Perceive=entendo,compreendo, em português.
Pode substituir "Se te sinto" por "Se te entendo/ou Se te compreendo".
No entanto, continuaria a sugerir "Se te sinto" por questões de musicalidade.

Sinto, é uma forma do verbo sentir= experimentar, apreciar, reconhecer, perceber através de um sentidos - por esta razão, pode ser utilizado para traduzir (um pouco livremente) percibo/perceive

Saudações


----------



## AnaLorena

moura said:
			
		

> Olá AnaLorena
> 
> Cara, Moura,
> 
> Muito obrigado pela sua resposta rápida. Penso que usarei tanto (sinto,como percibo) como no texto original (para razões de medida musicais) espero que ele faça sentidos no português como em espanhol. novamente o ... agradece muito.
> Saudações


----------



## Brazilian dude

Entretanto, note que em português é perc*e*bo.

Brazilian dude


----------



## AnaLorena

Dear Friends,
can you suggest then other word that I can use to substitute "percebo", ?  The thing is that I am lacking of just one more word to make the music fit.  Thanks so much for all your help.  i really appreciate what you guys have done.

Amigos Caros,
você pode sugerir então outra palavra que posso usar para substituir "percebo"? A coisa é que estou faltando de somente uma mais palavra para fazer a música própria. Muito obrigado por toda a sua ajuda. realmente aprecio o que você fizeram.


----------



## moura

Cara AnaLorena

Se percebi o seu pedido, precisa de mais uma palavra para completar a ritma/ou métrica da frase "Se te sinto, se estás em mim".
Sugiro:

"Se te sinto, te entendo, se estás em mim" ou 
"Se te sinto, compreendo, se estás em mim" ou 
"Se te sinto e alcanço, e estás em mim"

Espero ter ajudado


----------



## AnaLorena

O meu querida Moura,
Sim, você ajudou muito!
A única coisa, estou tendo preocupação com os verbos aqui, porque não é o que eu realmente quis dizer (penso em espanhol a significação é pouco diferente) Não realmente: entendo, ou comprendo.

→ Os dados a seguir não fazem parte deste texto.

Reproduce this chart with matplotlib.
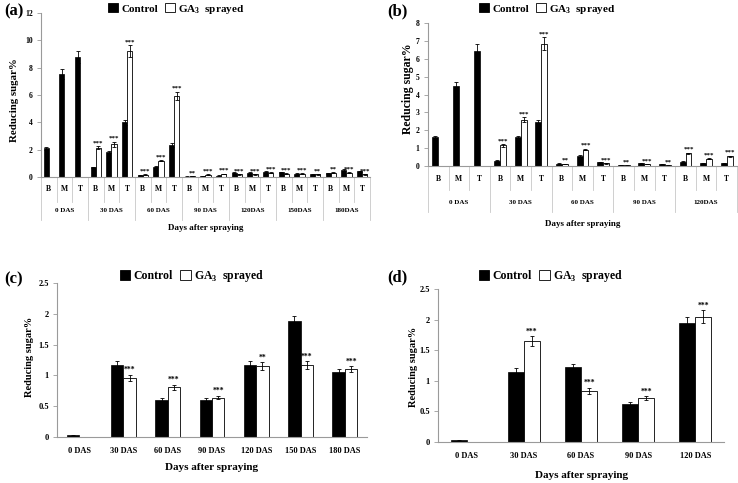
import numpy as np
import matplotlib
matplotlib.use("Agg")
import matplotlib.pyplot as plt
from matplotlib.patches import Patch

plt.rcParams['font.family'] = ['Liberation Serif', 'DejaVu Serif']
plt.rcParams['font.weight'] = 'bold'

nan = np.nan

# ---------------- data ----------------
parts = ['B', 'M', 'T']

a_groups = ['0 DAS', '30 DAS', '60 DAS', '90 DAS', '120DAS', '150DAS', '180DAS']
a_control = [2.1, 7.55, 8.8, 0.7, 1.85, 4.0, 0.12, 0.75, 2.35, 0.03, 0.08, 0.1,
             0.3, 0.3, 0.4, 0.35, 0.25, 0.2, 0.28, 0.5, 0.42]
a_ga = [nan, nan, nan, 2.15, 2.4, 9.2, 0.18, 1.2, 5.95, 0.05, 0.18, 0.22,
        0.2, 0.2, 0.3, 0.25, 0.25, 0.2, 0.3, 0.3, 0.2]
a_ctrl_err = [0.1, 0.35, 0.45, 0.05, 0.08, 0.2, 0.02, 0.05, 0.12, 0.01, 0.01, 0.02,
              0.03, 0.03, 0.04, 0.03, 0.02, 0.02, 0.03, 0.05, 0.04]
a_ga_err = [nan, nan, nan, 0.12, 0.18, 0.45, 0.02, 0.06, 0.3, 0.01, 0.02, 0.02,
            0.02, 0.02, 0.03, 0.02, 0.02, 0.02, 0.03, 0.03, 0.02]
a_sig = ['', '', '', '***', '***', '***', '***', '***', '***', '**', '***', '***',
         '***', '***', '***', '***', '***', '**', '**', '***', '***']

b_groups = ['0 DAS', '30 DAS', '60 DAS', '90 DAS', '120DAS']
b_control = [1.6, 4.5, 6.45, 0.3, 1.6, 2.45, 0.13, 0.55, 0.2, 0.07, 0.15, 0.1,
             0.25, 0.15, 0.15]
b_ga = [nan, nan, nan, 1.15, 2.6, 6.85, 0.12, 0.92, 0.15, 0.03, 0.1, 0.03,
        0.7, 0.4, 0.55]
b_ctrl_err = [0.08, 0.22, 0.35, 0.03, 0.1, 0.12, 0.02, 0.04, 0.03, 0.01, 0.02, 0.02,
              0.03, 0.03, 0.02]
b_ga_err = [nan, nan, nan, 0.07, 0.15, 0.35, 0.01, 0.05, 0.02, 0.01, 0.01, 0.01,
            0.05, 0.03, 0.03]
b_sig = ['', '', '', '***', '***', '***', '**', '***', '***', '**', '***', '**',
         '***', '***', '***']

c_groups = ['0 DAS', '30 DAS', '60 DAS', '90 DAS', '120 DAS', '150 DAS', '180 DAS']
c_control = [0.03, 1.17, 0.6, 0.6, 1.17, 1.88, 1.06]
c_ga = [nan, 0.96, 0.81, 0.64, 1.15, 1.17, 1.1]
c_ctrl_err = [0.01, 0.06, 0.03, 0.03, 0.06, 0.08, 0.05]
c_ga_err = [nan, 0.05, 0.04, 0.03, 0.06, 0.06, 0.05]
c_sig = ['', '***', '***', '***', '**', '***', '***']

d_groups = ['0 DAS', '30 DAS', '60 DAS', '90 DAS', '120 DAS']
d_control = [0.03, 1.15, 1.22, 0.62, 1.95]
d_ga = [nan, 1.65, 0.84, 0.72, 2.05]
d_ctrl_err = [0.01, 0.06, 0.06, 0.03, 0.1]
d_ga_err = [nan, 0.08, 0.05, 0.03, 0.1]
d_sig = ['', '***', '***', '***', '***']

# ---------------- figure ----------------
W, H = 738, 483
fig = plt.figure(figsize=(W / 100, H / 100), dpi=100)
GRAY = '#9a9a9a'


def add_ax(l, r, top, bottom):
    return fig.add_axes([l / W, 1 - bottom / H, (r - l) / W, (bottom - top) / H])


def style(ax, ymax, step, tick_fs, fmt=None):
    for s in ['top', 'right']:
        ax.spines[s].set_visible(False)
    for s in ['left', 'bottom']:
        ax.spines[s].set_color(GRAY)
        ax.spines[s].set_linewidth(0.8)
    ax.set_ylim(0, ymax)
    ticks = np.arange(0, ymax + step / 2, step)
    ax.set_yticks(ticks)
    if fmt:
        ax.set_yticklabels([fmt(t) for t in ticks])
    ax.tick_params(axis='y', length=3, width=0.6, color=GRAY, labelsize=tick_fs, pad=3)
    ax.tick_params(axis='x', length=0, labelbottom=False)
    for lab in ax.get_yticklabels():
        lab.set_fontweight('bold')


def bars(ax, ctrl, ga, cerr, gerr, sig, w, star_fs, star_off):
    x = np.arange(len(ctrl))
    ax.bar(x - w / 2, ctrl, w, color='black', edgecolor='black', linewidth=0.5,
           yerr=cerr, error_kw=dict(ecolor='black', elinewidth=0.6, capsize=1.5, capthick=0.6))
    ax.bar(x + w / 2, ga, w, color='white', edgecolor='black', linewidth=0.6,
           yerr=gerr, error_kw=dict(ecolor='black', elinewidth=0.6, capsize=1.5, capthick=0.6))
    for i, s in enumerate(sig):
        if s:
            top = ga[i] + gerr[i]
            ax.text(x[i] + w / 2, top + star_off, s, ha='center', va='bottom',
                    fontsize=star_fs, fontweight='bold')
    ax.set_xlim(-0.5, len(ctrl) - 0.5)


def multilevel(ax, groups, hpx, lab_px, sep_px, grp_px, gsep_px, fs1, fs2):
    trans = ax.get_xaxis_transform()
    n = len(groups) * 3
    f = lambda p: -p / hpx
    for i in range(n):
        ax.text(i, f(lab_px), parts[i % 3], ha='center', va='center', transform=trans,
                fontsize=fs1, fontweight='bold')
    for k in range(n + 1):
        xb = k - 0.5
        end = gsep_px if k % 3 == 0 else sep_px
        ax.plot([xb, xb], [0, f(end)], transform=trans, clip_on=False, color='#c8c8c8', lw=0.6)
    for g, name in enumerate(groups):
        ax.text(3 * g + 1, f(grp_px), name, ha='center', va='center', transform=trans,
                fontsize=fs2, fontweight='bold')


def legend_at(cx, cy, fs):
    handles = [Patch(facecolor='black', edgecolor='black', linewidth=0.6),
               Patch(facecolor='white', edgecolor='black', linewidth=0.6)]
    fig.legend(handles, ['Control', r'GA$_{\mathregular{3}}$  sprayed'], loc='center',
               bbox_to_anchor=(cx / W, 1 - cy / H), ncol=2, frameon=False,
               prop=dict(family='Liberation Serif', weight='bold', size=fs),
               handlelength=0.9, handleheight=0.9, handletextpad=0.3, columnspacing=0.6,
               borderpad=0, borderaxespad=0)


def ftext(x, y, s, fs, rot=0):
    fig.text(x / W, 1 - y / H, s, ha='center', va='center', fontsize=fs,
             fontweight='bold', rotation=rot)


def fmt_c(t):
    return ('%g' % t)

# ---- (a) ----
axa = add_ax(41, 370, 13, 177)
style(axa, 12, 2, 5.5)
bars(axa, a_control, a_ga, a_ctrl_err, a_ga_err, a_sig, 0.32, 5, 0.05)
multilevel(axa, a_groups, 164, 12, 25, 34, 43, 5.5, 5)
legend_at(176, 9, 8)
ftext(14, 11, '(a)', 12)
ftext(15, 100, 'Reducing sugar%', 7.8, 90)
ftext(206, 228, 'Days after spraying', 6.5)

# ---- (b) ----
axb = add_ax(428, 737, 23, 166)
style(axb, 8, 1, 5.5)
bars(axb, b_control, b_ga, b_ctrl_err, b_ga_err, b_sig, 0.29, 5, 0.04)
multilevel(axb, b_groups, 143, 13, 24, 37, 46, 5.5, 5)
legend_at(547, 9, 8)
ftext(397, 11, '(b)', 12)
ftext(408, 89, 'Reducing sugar%', 8.5, 90)
ftext(583, 224, 'Days after spraying', 6.5)

# ---- (c) ----
axc = add_ax(57, 367, 283, 437)
style(axc, 2.5, 0.5, 6, fmt_c)
bars(axc, c_control, c_ga, c_ctrl_err, c_ga_err, c_sig, 0.28, 5.5, 0.01)
xc = np.arange(len(c_groups))
axc.set_xticks(xc)
axc.set_xticklabels(c_groups)
axc.tick_params(axis='x', labelbottom=True, labelsize=6, pad=7)
for lab in axc.get_xticklabels():
    lab.set_fontweight('bold')
legend_at(192, 276, 8.5)
ftext(14, 279, '(c)', 12)
ftext(30, 357, 'Reducing sugar%', 7.5, 90)
ftext(212, 468, 'Days after spraying', 8)

# ---- (d) ----
axd = add_ax(438, 724, 289, 442)
style(axd, 2.5, 0.5, 6, fmt_c)
bars(axd, d_control, d_ga, d_ctrl_err, d_ga_err, d_sig, 0.28, 5.5, 0.01)
xd = np.arange(len(d_groups))
axd.set_xticks(xd)
axd.set_xticklabels(d_groups)
axd.tick_params(axis='x', labelbottom=True, labelsize=6, pad=7)
for lab in axd.get_xticklabels():
    lab.set_fontweight('bold')
legend_at(551, 276, 8.5)
ftext(397, 277, '(d)', 12)
ftext(413, 367, 'Reducing sugar%', 7.5, 90)
ftext(582, 475, 'Days after spraying', 8)

fig.savefig('out.png', dpi=100)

 “Alcanço”  é melhor, mas não sou realmente segura.
 
Uma pergunta: Se eu usar esta frase:  
Se te sinto,
porque _*te tenho*_,
dentro de mim, fará sentido no português?
 
muito agradecida


----------



## Vanda

> em espanhol a significação é pouco diferente) Não realmente: entendo, ou comprendo.


Não entendi direito se seu problema é com os verbos entender e compreender. Aí vai a definição do dicionário para que você possa ver as opções:
ENTENDER
*1 *- perceber ou reter pela inteligência; compreender, captar 
*2*    captar a intenção de; perceber a razão de 
*3*    ter conhecimento de; conhecer, saber 
*4*    captar pela audição; ouvir 
*5*    tirar como conclusão; depreender, inferir, deduzir 
*6*    ter como certo; acreditar 
*7*   decidir, após reflexão; considerar, julgar 

COMPREENDER
1 apreender (algo) intelectualmente, utilizando a capacidade de compreensão, de entendimento; perceber, atinar 
2  fazer para si uma concepção ideal e pessoal de (determinada coisa ou pessoa) 

Você pode ver pela definição 1 de entender que é o mesmo que comprender. 




> Uma pergunta: Se eu usar esta frase:
> Se te sinto,
> porque _*te tenho*_
> dentro de mim, fará sentido no português?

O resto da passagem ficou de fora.